El Art. 7 de la Declaración Universal de Derechos Humanos de las Naciones Unidas empieza con la premisa: “Todos son iguales ante la ley (…)”, y más adelante aclara: “En el ejercicio de sus derechos y en el disfrute de sus libertades, toda persona estará solamente sujeta a las limitaciones establecidas por la ley, con el único fin de asegurar el reconocimiento y el respeto de los derechos y libertades de los demás, y de satisfacer las justas exigencias de la moral, del orden público y del bienestar general en una sociedad democrática”. Y ante las dudas que pudieran surgir, reafirma que “(…) estos derechos y libertades no podrán en ningún caso ser ejercidos en oposición a los propósitos y principios de las Naciones Unidas” (Art. 29, numerales 2 y 3).
El show mediático-populista que escenificó el expresidente Luiz Inácio Lula da Silva en lo que fuera la base para iniciar su actividad sindical y política, el Sindicato de los Metalúrgicos de ABC, en São Bernardo do Campo (la ciudad donde residía y en la que su Partido de los Trabajadores perdió, como en cientos de prefecturas más, las elecciones municipales de octubre de 2016), junto con la violencia desatada por grupos afines a su llegada en Curitiba y el falso patetismo grandilocuente de su mensaje de despedida (loa a la impunidad y al mesianismo), con seguridad acrecentaron el 46,7% de los que “nunca votarían por Lula” en la última encuesta divulgada en Brasil en marzo (135ª Pesquisa CNT/MDA), contra el 18,6% de intención de votos espontánea a su favor para la primera vuelta, a 6,3% de distancia de su siguiente contendor, Jair Bolsonaro.
La popularidad del exmandatario brasileño y los votos que ahora recibiría no están basados en él ni en su PT, sino en la añoranza del denominado milagro brasileño del octenio de Lula (aunque el promedio de crecimiento del PIB durante su mandato fue solo de un 4,5%; y muchas de sus buenas noticias escondieron graves hechos de corrupción —como la organización del Mundial de Fútbol o de las Olimpiadas—, o fueron pura propaganda, como el Pré-sal).
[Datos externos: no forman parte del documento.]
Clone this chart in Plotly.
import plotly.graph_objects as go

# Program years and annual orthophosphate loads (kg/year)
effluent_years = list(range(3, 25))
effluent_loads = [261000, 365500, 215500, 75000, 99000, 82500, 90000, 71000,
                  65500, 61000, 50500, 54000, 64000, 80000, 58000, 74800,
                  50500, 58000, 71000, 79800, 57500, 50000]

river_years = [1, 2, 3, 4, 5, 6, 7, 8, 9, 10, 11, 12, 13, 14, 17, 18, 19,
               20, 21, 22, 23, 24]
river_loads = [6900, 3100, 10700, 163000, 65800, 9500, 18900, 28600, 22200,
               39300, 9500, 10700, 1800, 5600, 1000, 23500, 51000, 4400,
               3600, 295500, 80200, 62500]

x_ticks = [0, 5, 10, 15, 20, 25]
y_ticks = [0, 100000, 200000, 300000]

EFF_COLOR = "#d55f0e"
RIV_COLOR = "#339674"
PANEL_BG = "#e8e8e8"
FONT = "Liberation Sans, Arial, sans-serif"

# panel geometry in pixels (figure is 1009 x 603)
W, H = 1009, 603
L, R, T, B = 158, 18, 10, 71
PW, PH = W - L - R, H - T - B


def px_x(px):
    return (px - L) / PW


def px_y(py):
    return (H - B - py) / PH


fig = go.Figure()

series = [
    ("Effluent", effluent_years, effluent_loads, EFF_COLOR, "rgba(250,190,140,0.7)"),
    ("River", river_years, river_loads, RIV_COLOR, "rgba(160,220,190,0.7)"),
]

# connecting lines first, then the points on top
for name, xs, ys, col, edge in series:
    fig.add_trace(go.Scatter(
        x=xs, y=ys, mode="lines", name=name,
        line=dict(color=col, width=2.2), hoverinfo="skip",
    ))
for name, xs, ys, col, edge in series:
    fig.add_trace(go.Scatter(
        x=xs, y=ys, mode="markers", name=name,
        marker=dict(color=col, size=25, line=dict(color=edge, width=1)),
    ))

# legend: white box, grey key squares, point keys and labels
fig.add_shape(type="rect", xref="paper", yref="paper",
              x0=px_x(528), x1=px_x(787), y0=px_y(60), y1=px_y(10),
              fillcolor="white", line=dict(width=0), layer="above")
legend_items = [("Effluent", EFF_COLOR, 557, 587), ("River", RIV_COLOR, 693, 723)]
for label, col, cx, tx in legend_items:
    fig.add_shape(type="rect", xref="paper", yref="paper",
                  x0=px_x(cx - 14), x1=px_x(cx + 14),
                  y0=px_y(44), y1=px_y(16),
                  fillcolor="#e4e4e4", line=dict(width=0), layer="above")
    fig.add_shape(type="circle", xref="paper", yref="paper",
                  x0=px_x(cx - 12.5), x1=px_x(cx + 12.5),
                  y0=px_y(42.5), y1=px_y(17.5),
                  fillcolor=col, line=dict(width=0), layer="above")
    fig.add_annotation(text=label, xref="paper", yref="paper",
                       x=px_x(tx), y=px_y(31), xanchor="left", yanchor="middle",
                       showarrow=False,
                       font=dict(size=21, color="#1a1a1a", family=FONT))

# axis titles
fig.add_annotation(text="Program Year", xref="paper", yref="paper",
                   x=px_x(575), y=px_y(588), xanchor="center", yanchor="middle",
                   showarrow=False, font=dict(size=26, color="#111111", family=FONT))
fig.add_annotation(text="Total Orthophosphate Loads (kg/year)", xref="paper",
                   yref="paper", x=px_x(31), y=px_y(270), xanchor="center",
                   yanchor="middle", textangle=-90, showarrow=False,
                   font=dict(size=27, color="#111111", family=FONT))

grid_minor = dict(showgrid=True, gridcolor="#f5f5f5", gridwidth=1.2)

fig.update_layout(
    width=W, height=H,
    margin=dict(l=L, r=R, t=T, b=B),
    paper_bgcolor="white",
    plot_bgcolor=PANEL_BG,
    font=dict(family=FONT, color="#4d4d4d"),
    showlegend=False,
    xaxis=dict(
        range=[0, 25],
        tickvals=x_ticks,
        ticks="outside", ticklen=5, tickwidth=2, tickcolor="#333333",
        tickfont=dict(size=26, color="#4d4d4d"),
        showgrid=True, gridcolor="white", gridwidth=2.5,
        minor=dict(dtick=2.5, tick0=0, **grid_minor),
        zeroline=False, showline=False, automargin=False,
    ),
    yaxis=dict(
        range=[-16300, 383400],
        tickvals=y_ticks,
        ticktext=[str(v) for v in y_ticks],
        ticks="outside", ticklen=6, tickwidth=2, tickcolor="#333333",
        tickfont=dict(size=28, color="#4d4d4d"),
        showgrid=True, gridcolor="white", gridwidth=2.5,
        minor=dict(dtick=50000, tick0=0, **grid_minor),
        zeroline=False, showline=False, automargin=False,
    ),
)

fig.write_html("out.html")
Por mencionar solo tres graves escándalos y los montos que se utilizaron en coimas, sobreprecios y otros hechos de corrupción, si a los $us 10.000 millones del caso Petrolão revelados hasta ahora por la operación Lava Jato se suman los billonarios montos por corrupción durante el Mundial de Fútbol (se calculó un sobreprecio del 42% en la construcción de los estadios) y los Juegos Olímpicos, Brasil hubiera mejorado significativamente su IDH en el octenio, y no solo hubiese pasado de 0,699 a 0,724 en este indicador (leves mejoras que le supuso bajar del puesto 66 al 77 en el ranking mundial).
Sus ocho años fueron “exitosos” económica y socialmente porque (mérito de su gobierno) continuó las políticas macroeconómicas y profundizó las sociales de su antecesor, Fernando Henrique Cardoso; y porque (mérito ajeno) los súper ingresos por los commodities posibilitaron este auge, magnificados frente al descalabro cuando decreció la economía 7,4% durante los dos últimos años de gobierno de su sucesora, regresando a la pobreza a muchos de la clase media emergente. Añoranza que, como muchas de las medidas sociales temporales devenidas en permanentes, obvia que no generó empleo de calidad y sí prebendalismo, y que “disculpa” a Lula de los desmesurados esquemas de corrupción que empezaron a descubrirse en el escándalo del mensalão (mensualidades) y explotaron con la operación Lava Jato.
Las jornadas del viernes y el sábado y los apoyos en el disminuido Foro de São Paulo pidiendo impunidad para Lula me recordaron la amoralidad de Cordell Hull, secretario de Estado de EEUU, sobre el dictador nicaragüense Tacho Somoza, y la glosé: “Puede ser que Lula sea un corrupto, pero es nuestro corrupto”.